A multi-car insurance policy may be right for you if you are seeking to insure more than one vehicle in your household. Most insurers offer a considerable discount on your total auto premium when you insure two more vehicles on your policy. In some cases, a multi-car policy may diminish the extra cost to insure a teenage driver on an individual policy. Depending on the carrier, there may be other benefits as well.
What is a multi-car policy?
Most auto insurance companies offer multi-car (or multiple-car) insurance policies. While insuring at least two or three vehicles is usually the standard, each provider might have its own limits to the number of vehicles coverable on a single policy. Multi-car policies are available through almost every insurance carrier and usually with an available discount, often categorized under customer loyalty.
Each company is likely to have its own requirements for multi-car insurance policies. Some only require that all covered vehicles be located at one address, while other carriers factor in the insured’s relationship to the policyholder. It never hurts to ask carriers about their specific criteria for multi-car insurance policies or whether you can add the vehicle of another person in your home to your policy.
Potential benefits and drawbacks of multi-car insurance policies
|Financial savings with multi-car discount||One renewal date with a total premium due at once, which could be more expensive|
|A single premium payment||Not all insurers offer the same discount amount|
|Shared deductible||One high-risk driver may impact the entire policy|
While a multi-car insurance policy could save families with good driving histories significantly on premiums, opting for one may not be ideal if one or more drivers have poor driving records.

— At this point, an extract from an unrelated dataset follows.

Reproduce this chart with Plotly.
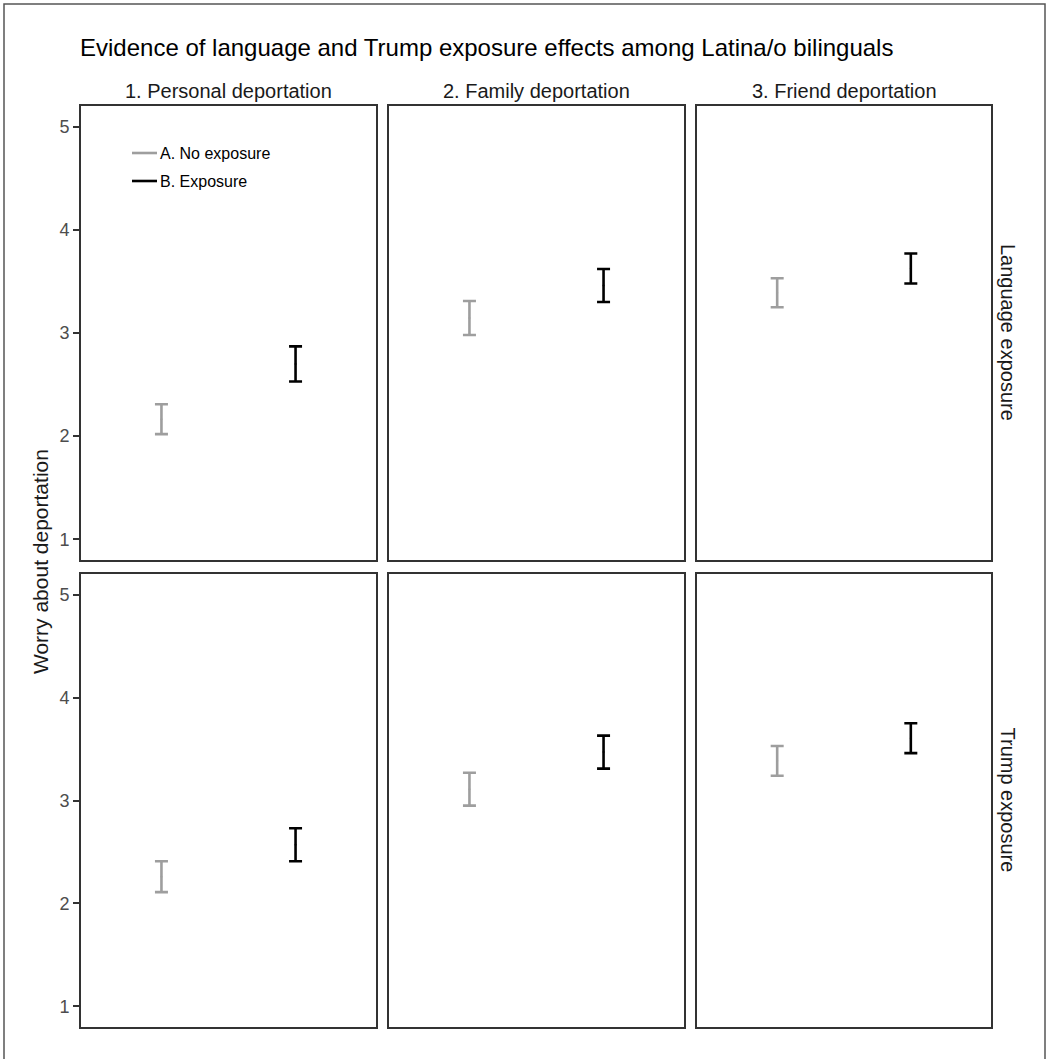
import plotly.graph_objects as go

# ---- data ----
columns = ["1. Personal deportation", "2. Family deportation", "3. Friend deportation"]
rows = ["Language exposure", "Trump exposure"]
groups = ["A. No exposure", "B. Exposure"]
group_colors = ["#9E9E9E", "#000000"]
yticks = [1, 2, 3, 4, 5]

# lower / upper bounds of intervals, [row][column]
no_exp_low = [[2.02, 2.98, 3.25], [2.11, 2.95, 3.24]]
no_exp_high = [[2.31, 3.31, 3.53], [2.41, 3.27, 3.53]]
exp_low = [[2.53, 3.30, 3.48], [2.41, 3.31, 3.46]]
exp_high = [[2.87, 3.62, 3.77], [2.73, 3.63, 3.75]]

W, H = 1049, 1059
L, R, T, B = 81, 58, 106, 32
PW, PH = W - L - R, H - T - B

def px_x(p):
    return (p - L) / PW

def px_y(p):
    return (H - B - p) / PH

col_px = [(81, 376), (389, 684), (697, 991)]
row_px = [(106, 560), (574, 1027)]

fig = go.Figure()
layout = {}
axis_font = dict(family="Liberation Sans, Arial", size=18, color="#4D4D4D")

for r in range(2):
    for c in range(3):
        idx = r * 3 + c + 1
        xa = "x" if idx == 1 else f"x{idx}"
        ya = "y" if idx == 1 else f"y{idx}"
        lows = [no_exp_low[r][c], exp_low[r][c]]
        highs = [no_exp_high[r][c], exp_high[r][c]]
        for g in range(2):
            mid = (lows[g] + highs[g]) / 2
            fig.add_trace(go.Scatter(
                x=[g + 1], y=[mid], mode="markers",
                marker=dict(size=2, color=group_colors[g]),
                error_y=dict(type="data", symmetric=False,
                             array=[highs[g] - mid], arrayminus=[mid - lows[g]],
                             color=group_colors[g], thickness=2.6, width=6.5),
                xaxis=xa, yaxis=ya, showlegend=False, name=groups[g],
            ))
        x0, x1 = col_px[c]
        y0, y1 = row_px[r]
        layout["xaxis" if idx == 1 else f"xaxis{idx}"] = dict(
            domain=[px_x(x0), px_x(x1)], range=[0.4, 2.6], anchor=ya,
            showticklabels=False, ticks="", showgrid=False, zeroline=False,
            showline=True, mirror=True, linecolor="#333333", linewidth=1.6)
        layout["yaxis" if idx == 1 else f"yaxis{idx}"] = dict(
            domain=[px_y(y1), px_y(y0)], range=[0.8, 5.2], anchor=xa,
            tickvals=yticks if c == 0 else [], showticklabels=(c == 0),
            ticks="outside" if c == 0 else "", ticklen=6, tickwidth=1.6, tickcolor="#333333",
            tickfont=axis_font, showgrid=False, zeroline=False,
            showline=True, mirror=True, linecolor="#333333", linewidth=1.6)

fig.update_layout(**layout)

ann = []
strip_font = dict(family="Liberation Sans, Arial", size=20, color="#1A1A1A")
for c in range(3):
    x0, x1 = col_px[c]
    ann.append(dict(text=columns[c], x=px_x((x0 + x1) / 2), y=px_y(91), xref="paper", yref="paper",
                    showarrow=False, xanchor="center", yanchor="middle", font=strip_font))
for r in range(2):
    y0, y1 = row_px[r]
    ann.append(dict(text=rows[r], x=px_x(1008), y=px_y((y0 + y1) / 2), xref="paper", yref="paper",
                    showarrow=False, xanchor="center", yanchor="middle", textangle=90, font=strip_font))
ann.append(dict(text="Worry about deportation", x=px_x(40), y=px_y(562), xref="paper", yref="paper",
                showarrow=False, xanchor="center", yanchor="middle", textangle=-90,
                font=dict(family="Liberation Sans, Arial", size=21, color="#1A1A1A")))
# legend
shapes = []
leg_y = [153, 181]
for g in range(2):
    shapes.append(dict(type="line", xref="paper", yref="paper",
                       x0=px_x(132), x1=px_x(157), y0=px_y(leg_y[g]), y1=px_y(leg_y[g]),
                       line=dict(color=group_colors[g], width=2.6)))
    ann.append(dict(text=groups[g], x=px_x(158), y=px_y(leg_y[g]), xref="paper", yref="paper",
                    showarrow=False, xanchor="left", yanchor="middle",
                    font=dict(family="Liberation Sans, Arial", size=16, color="#000000")))
# outer frame
shapes.append(dict(type="rect", xref="paper", yref="paper",
                   x0=px_x(4), x1=px_x(1045), y0=px_y(1065), y1=px_y(4),
                   line=dict(color="#555555", width=1.5), fillcolor="rgba(0,0,0,0)"))

fig.update_layout(
    width=W, height=H, margin=dict(l=L, r=R, t=T, b=B),
    paper_bgcolor="white", plot_bgcolor="white",
    annotations=ann, shapes=shapes, showlegend=False,
    title=dict(text="Evidence of language and Trump exposure effects among Latina/o bilinguals",
               x=80 / W, xref="container", xanchor="left", y=1 - 48 / H, yref="container", yanchor="middle",
               font=dict(family="Liberation Sans, Arial", size=24, color="#000000")),
)

fig.write_html("out.html", config={"displayModeBar": False},
               post_script="document.body.style.margin='0';document.body.style.overflow='hidden';")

In some instances, including a high-risk driver on your policy may increase the overall premium, potentially discounting the additional savings. Consider speaking with your insurance provider to see how different circumstances could affect your rates.
What discount can you receive for a multi-car insurance policy?
You will generally see discounts up to 25% of the total premium for adding a multi-vehicle policy. However, each provider’s exact discounts may vary based on your coverage and other factors. Here are a few companies that offer discounts for insuring more than one vehicle:
How much does a multi-car insurance policy cost?
The average cost of car insurance is $1,674 annually for full coverage, but varies significantly from carrier to carrier and between individuals. Rates are influenced by multiple factors such as age, driving history, location and the condition of the car.
Because multi-policy types are so common, getting several multi-car insurance quotes is relatively straightforward. Usually, car insurance companies will ask you for the following information:
- Make, model and year of the cars you want to include on the policy
- Vehicle identification number (VIN)
- Odometer reading for each of the vehicles
- The name, date of birth and driver’s license numbers of each driver to be added to the policy
What coverage do you need on your multi-car insurance policy?
Most states require that drivers carry some level of liability insurance. On the other hand, requirements for carrying certain levels of collision or comprehensive coverage are not imposed at the state level. In most situations with a multi-car insurance policy, drivers need to cover each vehicle with the same amount of liability or uninsured motorist coverage.
Typically, you are free to insure each vehicle with different levels of collision and comprehensive coverage. However, you may want to keep in mind that the incidents and amounts you are covered for could vary if each vehicle includes different coverages.
Frequently asked questions
Which company offers the cheapest multi-car insurance policy?
While nearly every company offers some form of multi-car discount, it is impossible to say which company offers the most affordable for each kind of driver. Because there are so many factors that impact car insurance prices, the cheapest car insurance company offering a multi-car policy may also be one offering you important coverages in other areas, like for ridesharing. Experts often suggest obtaining quotes from several insurers to find the best company for you.
What are stacked insurance limits?
Stacked insurance can be an added benefit with a multi-car policy. In addition to the money saved from discounts, stacking may allow you to combine or “stack” the uninsured motorist or underinsured motorist coverage limits that you have on each of your vehicles. By doing this, you can typically increase your overall limits by considerable amounts.
Is it worth getting multi-car insurance?
Having a multi-car policy could allow you to easily manage coverage for multiple vehicles stored at the same household or even save on your overall premium. However, it may not always be the cheapest way to insure vehicles. For example, if one or more drivers in a family have poor driving histories, the increased risk may cause premiums to be higher than the cost of separate policies. One of the best ways to determine which policy type suits your situation is to compare the price of similar coverages from different providers.
Bankrate utilizes Quadrant Information Services to analyze 2021 rates for all ZIP codes and carriers in all 50 states and Washington, D.C. Quoted rates are based on a 40-year-old male and female driver with a clean driving record, good credit and the following full coverage limits:
- $100,000 bodily injury liability per person
- $300,000 bodily injury liability per accident
- $50,000 property damage liability per accident
- $100,000 uninsured motorist bodily injury per person
- $300,000 uninsured motorist bodily injury per accident
- $500 collision deductible
- $500 comprehensive deductible
To determine minimum coverage limits, Bankrate used minimum coverages that meet each state’s requirements. Our base profile drivers own a 2019 Toyota Camry, commute five days a week and drive 12,000 miles annually.
These are sample rates and should only be used for comparative purposes.